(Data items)
|---|

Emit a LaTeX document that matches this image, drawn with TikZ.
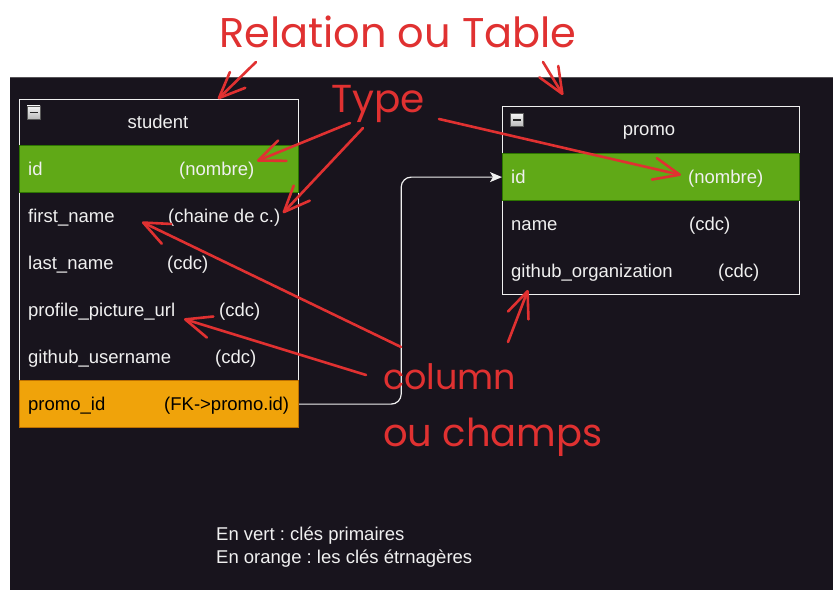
\documentclass[tikz,border=0pt]{standalone}
\usepackage{fontspec}
\setmainfont{Liberation Sans}
\newfontfamily\hand{Poppins}
\usetikzlibrary{arrows.meta}
\definecolor{bg}{HTML}{18141D}
\definecolor{pk}{HTML}{60A917}
\definecolor{pkline}{HTML}{2D7600}
\definecolor{fk}{HTML}{F0A30A}
\definecolor{fkline}{HTML}{BD7000}
\definecolor{ink}{HTML}{F0F0F0}
\definecolor{note}{HTML}{E03131}
\frenchspacing
\begin{document}
\begin{tikzpicture}[x=1pt,y=-1pt,
  txt/.style={font=\fontsize{18.5}{22}\selectfont, text=ink, inner sep=0, anchor=base west},
  head/.style={font=\fontsize{18.5}{22}\selectfont, text=ink, inner sep=0, anchor=base},
  tablebox/.style={draw=ink, line width=1.2pt, anchor=north west, inner sep=0},
  pkrow/.style={draw=pkline, fill=pk, line width=1.2pt, anchor=north west, inner sep=0, minimum height=47pt},
  fkrow/.style={draw=fkline, fill=fk, line width=1.2pt, anchor=north west, inner sep=0, minimum height=47pt},
  minusbox/.style={draw=gray!70!black, line width=0.8pt, top color=white!92!gray, bottom color=gray!55, minimum width=13pt, minimum height=13pt, inner sep=0,
    path picture={\draw[line width=1.6pt, black!85] ([xshift=2.5pt]path picture bounding box.west) -- ([xshift=-2.5pt]path picture bounding box.east);}},
  conn/.style={draw=ink, line width=1.2pt, rounded corners=10pt, -{Stealth[length=12pt,width=10pt,inset=3pt]}},
  hw/.style={font=\hand\fontsize{#1}{#1}\selectfont, text=note, inner sep=0, anchor=base west},
  redarrow/.style={draw=note, line width=2.6pt, line cap=round, -{Straight Barb[length=26pt,width=22pt,line cap=round,line join=round]}}
]
\useasboundingbox (0,0) rectangle (840,599);
\fill[white] (0,0) rectangle (840,599);
\fill[bg] (10,77) rectangle (833,590);
\draw[gray!60!bg, line width=1pt] (10,77.5) -- (833,77.5);

% ---------- student table ----------
\node[tablebox, minimum width=279pt, minimum height=328pt] (student) at (19,99) {};
\node[minusbox] (smin) at (33.5,112.5) {};
\node[head] (stitle) at (158,128.6) {student};
\node[pkrow, minimum width=279pt] (s-id) at (19,145) {};
\node[fkrow, minimum width=279pt] (s-fk) at (19,380) {};

\node[txt] (s-id-n) at (28,175.1) {id};
\node[txt] (s-id-t) at (179,175.1) {(nombre)};
\node[txt] (s-fn-n) at (28,222.1) {first\_name};
\node[txt] (s-fn-t) at (168,222.1) {(chaine de c.)};
\node[txt] (s-ln-n) at (28,269.1) {last\_name};
\node[txt] (s-ln-t) at (167,269.1) {(cdc)};
\node[txt] (s-pp-n) at (28,316.1) {profile\_picture\_url};
\node[txt] (s-pp-t) at (219,316.1) {(cdc)};
\node[txt] (s-gh-n) at (28,363.1) {github\_username};
\node[txt] (s-gh-t) at (215,363.1) {(cdc)};
\node[txt, text=black] (s-fk-n) at (28,410.1) {promo\_id};
\node[txt, text=black] (s-fk-t) at (164,410.1) {(FK->promo.id)};

% ---------- promo table ----------
\node[tablebox, minimum width=297pt, minimum height=188pt] (promo) at (502,106) {};
\node[minusbox] (pmin) at (517,120) {};
\node[head] (ptitle) at (649,135.6) {promo};
\node[pkrow, minimum width=297pt] (p-id) at (502,153) {};

\node[txt] (p-id-n) at (511,183.1) {id};
\node[txt] (p-id-t) at (688,183.1) {(nombre)};
\node[txt] (p-nm-n) at (511,230.1) {name};
\node[txt] (p-nm-t) at (689,230.1) {(cdc)};
\node[txt] (p-go-n) at (511,277.1) {github\_organization};
\node[txt] (p-go-t) at (718,277.1) {(cdc)};

% ---------- relation connector ----------
\draw[conn] (s-fk.east) -- ++(102,0) |- (p-id.west);

% ---------- legend ----------
\node[txt] (leg1) at (216,540.6) {En vert : clés primaires};
\node[txt] (leg2) at (216,563.6) {En orange : les clés étrnagères};

% ---------- red annotations ----------
\node[hw=41.5] (rel) at (219,48) {Relation ou Table};
\node[hw=39] (type) at (331,113) {Type};
\node[hw=35] (col1) at (383,389) {column};
\node[hw=38.5] (col2) at (383,446) {ou champs};

\coordinate (r1a) at (256,62);  \coordinate (r1b) at (218,99);
\coordinate (r2a) at (543,62);  \coordinate (r2b) at (563,95);
\coordinate (t1a) at (350,123); \coordinate (t1b) at (257,161);
\coordinate (t2a) at (363,128); \coordinate (t2b) at (283,213);
\coordinate (t3a) at (439,119); \coordinate (t3b) at (681,175);
\coordinate (c1a) at (401,347); \coordinate (c1b) at (142,222);
\coordinate (c2a) at (366,375); \coordinate (c2b) at (184,319);
\coordinate (c3a) at (508,342); \coordinate (c3b) at (528,290);

\draw[redarrow] (r1a) -- (r1b);
\draw[redarrow] (r2a) -- (r2b);
\draw[redarrow] (t1a) -- (t1b);
\draw[redarrow] (t2a) -- (t2b);
\draw[redarrow] (t3a) -- (t3b);
\draw[redarrow] (c1a) -- (c1b);
\draw[redarrow] (c2a) -- (c2b);
\draw[redarrow] (c3a) -- (c3b);
\end{tikzpicture}
\end{document}
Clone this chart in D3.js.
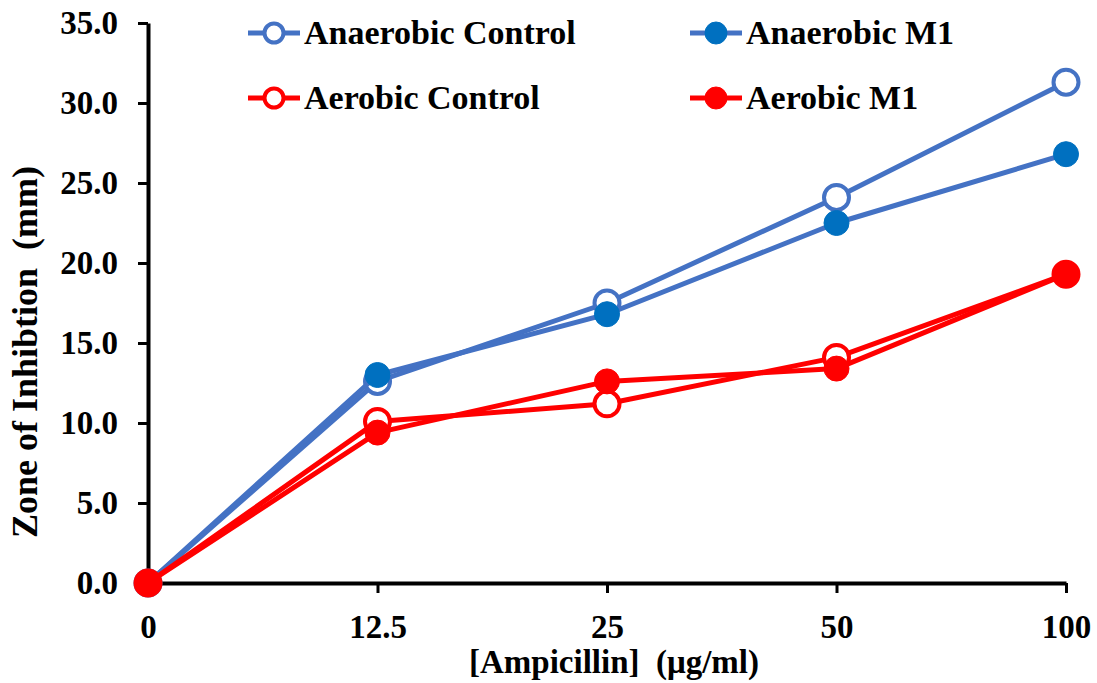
<!DOCTYPE html>
<html>
<head>
<meta charset="utf-8">
<script src="https://cdn.jsdelivr.net/npm/d3@7"></script>
</head>
<body style="margin:0">
<svg id="chart"></svg>
<script>
var width = 1097,
    height = 683;

// doses on the category axis
var doses = ["0", "12.5", "25", "50", "100"];
var yTicks = [0, 5, 10, 15, 20, 25, 30, 35];

// zone of inhibition (mm), one array per series
var anaerobicControl = [0, 12.6, 17.5, 24.1, 31.3];
var anaerobicM1      = [0, 13.0, 16.8, 22.5, 26.8];
var aerobicControl   = [0, 10.1, 11.2, 14.1, 19.3];
var aerobicM1        = [0, 9.4, 12.6, 13.4, 19.3];

var seriesNames = ["Anaerobic Control", "Anaerobic M1", "Aerobic Control", "Aerobic M1"];

var series = [
  {name: seriesNames[0], values: anaerobicControl, line: "#4472C4", fill: "#fff", stroke: "#4472C4", open: true},
  {name: seriesNames[1], values: anaerobicM1, line: "#4472C4", fill: "#0070C0", stroke: "#0070C0", open: false},
  {name: seriesNames[2], values: aerobicControl, line: "#FF0000", fill: "#fff", stroke: "#FF0000", open: true},
  {name: seriesNames[3], values: aerobicM1, line: "#FF0000", fill: "#FF0000", stroke: "#FF0000", open: false}
];

var svg = d3.select("#chart")
    .attr("width", width)
    .attr("height", height);

var x = d3.scalePoint()
    .domain(doses)
    .range([148, 1066]);

var y = d3.scaleLinear()
    .domain([0, 35])
    .range([583, 23]);

function serifText(sel, size) {
  sel.style("font-family", "'Liberation Serif', 'Times New Roman', serif")
     .style("font-weight", "bold")
     .style("font-size", size + "px")
     .style("fill", "#000");
}

// axes
svg.append("g")
    .attr("transform", "translate(" + x("0") + ",0)")
    .call(d3.axisLeft(y)
        .tickValues(yTicks)
        .tickFormat(d3.format(".1f"))
        .tickSize(10)
        .tickSizeOuter(0)
        .tickPadding(20));

svg.append("g")
    .attr("transform", "translate(0," + y(0) + ")")
    .call(d3.axisBottom(x)
        .tickSize(10)
        .tickSizeOuter(0)
        .tickPadding(22));

svg.selectAll("g").attr("font-family", null).attr("font-size", null);
svg.selectAll(".domain").attr("stroke", "#000").attr("stroke-width", 4);
svg.selectAll(".tick line").attr("stroke", "#000").attr("stroke-width", 3);
svg.selectAll(".tick text").call(serifText, 33);

// axis titles
svg.append("text")
    .attr("transform", "translate(37,352) rotate(-90)")
    .attr("text-anchor", "middle")
    .style("white-space", "pre")
    .text("Zone of Inhibtion  (mm)")
    .call(serifText, 36);

svg.append("text")
    .attr("x", 614)
    .attr("y", 673)
    .attr("text-anchor", "middle")
    .style("white-space", "pre")
    .text("[Ampicillin]  (μg/ml)")
    .call(serifText, 33);

// lines and markers
var line = d3.line()
    .x(function(d, i) { return x(doses[i]); })
    .y(function(d) { return y(d); });

var plot = svg.append("g");

series.forEach(function(s) {
  var g = plot.append("g");
  g.append("path")
      .datum(s.values)
      .attr("d", line)
      .attr("fill", "none")
      .attr("stroke", s.line)
      .attr("stroke-width", 5)
      .attr("stroke-linejoin", "round");

  g.selectAll("circle")
      .data(s.values)
    .enter().append("circle")
      .attr("cx", function(d, i) { return x(doses[i]); })
      .attr("cy", function(d) { return y(d); })
      .attr("r", 12.5)
      .attr("fill", s.fill)
      .attr("stroke", s.stroke)
      .attr("stroke-width", s.open ? 4 : 1);
});

// legend, two columns
var legendX = [248, 690],
    legendY = [33, 98];

var legend = svg.append("g");

series.forEach(function(s, i) {
  var lx = legendX[i % 2],
      ly = legendY[Math.floor(i / 2)];
  var item = legend.append("g").attr("transform", "translate(" + lx + "," + ly + ")");
  item.append("line")
      .attr("x1", 0).attr("x2", 52)
      .attr("y1", 0).attr("y2", 0)
      .attr("stroke", s.line)
      .attr("stroke-width", 5);
  item.append("circle")
      .attr("cx", 26).attr("cy", 0)
      .attr("r", s.open ? 9.5 : 11)
      .attr("fill", s.fill)
      .attr("stroke", s.stroke)
      .attr("stroke-width", s.open ? 4 : 1);
  item.append("text")
      .attr("x", 56)
      .attr("y", 11)
      .text(s.name)
      .call(serifText, 34);
});
</script>
</body>
</html>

|---|

▶ [Exercise details]: Out of the records, collect only those lines that contain the string "chart".

▶ [Written solution]:
Clone this chart in D3.js.
<svg id="chart"></svg>
var svg = d3.select("#chart")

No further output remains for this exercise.